> [Exercise]: Extract, without alteration, each line from the start of the listing to the line bearing "import numpy as np".
== Material ==
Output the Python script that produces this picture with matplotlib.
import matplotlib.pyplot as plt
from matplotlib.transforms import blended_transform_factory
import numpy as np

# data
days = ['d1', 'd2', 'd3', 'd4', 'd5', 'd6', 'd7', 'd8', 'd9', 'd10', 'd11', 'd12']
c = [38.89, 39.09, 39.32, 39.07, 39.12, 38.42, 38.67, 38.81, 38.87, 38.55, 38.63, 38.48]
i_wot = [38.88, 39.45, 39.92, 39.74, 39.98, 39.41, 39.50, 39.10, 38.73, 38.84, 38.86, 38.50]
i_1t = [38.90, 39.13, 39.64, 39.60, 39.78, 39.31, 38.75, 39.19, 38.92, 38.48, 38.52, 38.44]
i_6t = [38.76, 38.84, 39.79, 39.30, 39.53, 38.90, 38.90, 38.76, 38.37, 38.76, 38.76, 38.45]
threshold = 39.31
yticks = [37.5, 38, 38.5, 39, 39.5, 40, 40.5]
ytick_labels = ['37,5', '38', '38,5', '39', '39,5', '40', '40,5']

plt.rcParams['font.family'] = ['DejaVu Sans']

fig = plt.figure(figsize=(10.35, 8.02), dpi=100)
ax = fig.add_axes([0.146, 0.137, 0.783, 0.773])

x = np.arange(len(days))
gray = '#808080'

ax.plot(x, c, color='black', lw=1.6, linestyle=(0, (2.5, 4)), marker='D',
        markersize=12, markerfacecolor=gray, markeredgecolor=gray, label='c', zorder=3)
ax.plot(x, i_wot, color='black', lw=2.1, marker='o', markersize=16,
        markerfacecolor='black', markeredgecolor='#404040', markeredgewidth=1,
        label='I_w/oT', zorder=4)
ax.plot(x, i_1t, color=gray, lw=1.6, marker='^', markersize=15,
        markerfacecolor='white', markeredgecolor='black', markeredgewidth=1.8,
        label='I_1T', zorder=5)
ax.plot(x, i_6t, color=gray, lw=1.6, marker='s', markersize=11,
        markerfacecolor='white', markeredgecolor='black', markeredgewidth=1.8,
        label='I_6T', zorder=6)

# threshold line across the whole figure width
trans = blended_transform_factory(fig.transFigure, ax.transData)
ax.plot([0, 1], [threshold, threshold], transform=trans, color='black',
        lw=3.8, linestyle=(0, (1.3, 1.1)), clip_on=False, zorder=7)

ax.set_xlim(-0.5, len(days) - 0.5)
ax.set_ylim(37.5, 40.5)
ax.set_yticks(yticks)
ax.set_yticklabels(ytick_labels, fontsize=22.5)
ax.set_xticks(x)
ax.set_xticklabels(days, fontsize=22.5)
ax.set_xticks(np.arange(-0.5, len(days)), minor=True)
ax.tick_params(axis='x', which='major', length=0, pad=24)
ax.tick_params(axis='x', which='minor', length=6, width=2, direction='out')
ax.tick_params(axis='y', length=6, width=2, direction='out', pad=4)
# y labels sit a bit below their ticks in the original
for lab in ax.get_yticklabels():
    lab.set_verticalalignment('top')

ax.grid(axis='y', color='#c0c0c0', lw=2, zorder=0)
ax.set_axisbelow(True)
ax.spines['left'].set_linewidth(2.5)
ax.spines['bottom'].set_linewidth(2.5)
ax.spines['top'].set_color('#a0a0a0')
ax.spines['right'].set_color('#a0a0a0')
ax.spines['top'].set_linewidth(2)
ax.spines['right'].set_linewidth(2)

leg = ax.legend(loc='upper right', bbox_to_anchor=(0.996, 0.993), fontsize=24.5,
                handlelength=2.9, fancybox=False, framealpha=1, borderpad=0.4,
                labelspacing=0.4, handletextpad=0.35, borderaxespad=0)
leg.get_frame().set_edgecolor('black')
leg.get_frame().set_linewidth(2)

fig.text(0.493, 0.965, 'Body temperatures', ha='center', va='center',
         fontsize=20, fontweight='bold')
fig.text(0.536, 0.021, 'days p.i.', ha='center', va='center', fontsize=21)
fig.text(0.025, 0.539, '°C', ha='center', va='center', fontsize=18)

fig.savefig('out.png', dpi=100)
===
> [The response]:
Output the Python script that produces this picture with matplotlib.
import matplotlib.pyplot as plt
from matplotlib.transforms import blended_transform_factory
import numpy as np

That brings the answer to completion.